Playing the Indian Card

Sunday, December 22, 2013

The Faith

Cohen gets away with highly religious lyrics where Dylan cannot; indeed where most poets have not been able to.

Why? Perhaps because nobody understands him.


The lone comment on this song at the "Song Meanings" website:


I don't know how this song has yet to be commented on :|
That said, I'm not really able to figure out the meaning just yet, but I do love this song.
 I'm surprised. I would not have thought it was that subtle. What could be more obvious than the title?

OK, here's a quick sketch:

First stanza is the story of creation, whether you want to read it Biblically or in Darwinian terms. It starts in the sea, without consciousness ("blind") –darkness on the face of the deep. Then it emerges to see the light—and God created light, his first creation. Wild regret? Original sin. That suggests the religious meaning is primary, not the Darwinian one.

Club/wheel/mind –the progress of human culture. Hunting to agriculture to literacy.

Love is presented as the essential driver behind all of this. In evolutionary terms, love is sex, leading to reproduction and evolution. In religious terms, God is love, and he makes the world and man as something to love. Martin Buber’s “I-Thou” relationship.

Blood/soil/faith—this second trinity is paralleled with the first. Blood = club, soil = wheel, faith = mind. As the club is grounded in blood, and the wheel is grounded in soil, so the mind is grounded in faith. Faith is the proper place and medium of mind.

“These words you can’t forget/Your vow” surely refers to the covenant of God (with Noah, Abraham, Isaac, Jacob, Moses, the people of Israel); antidote to the wild regret of the first stanza.
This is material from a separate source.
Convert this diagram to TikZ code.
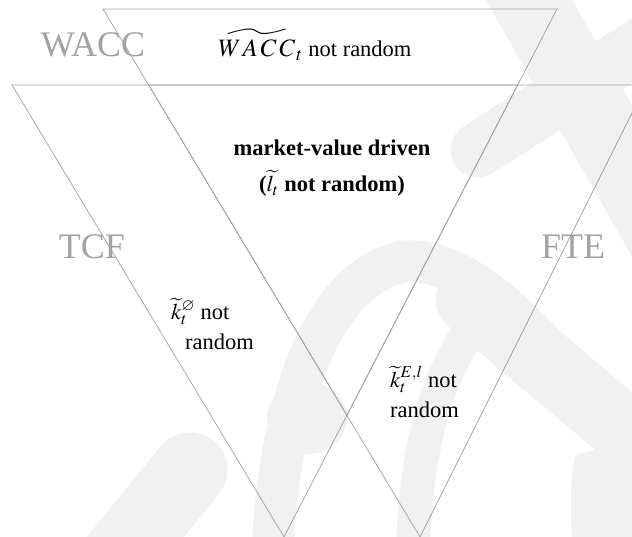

Covenant is religion, literally "binding." There is a secondary allusion, no doubt, to the marriage vow, as sex consecrated, becomes love. Hence, religion is a love affair with God that ends in marriage. To God.

“A grave on every hill” – from the evolutionary standpoint, every birth implies a death. Hence love creates death. From the religious standpoint, though, each grave is a consummated marriage to God. That the cross/star/minaret is on a hill, and the graves are mentioned after this, suggests that the religious meaning is the dominant one. The upward journey of “evolution” ends in the “holy place” on top of the hill.

As an aside, fellow Montrealers will notice an allusion here to Cote-des-Neiges cemetery and the cross on top of Mount Royal.

"Love aren't you tired yet?" Is ambiguous. The Buddhist longing for an end to the wheel of becoming. A desire for the end of the world. Or a hint that it is time for you and your lover, God, to slip off to bed.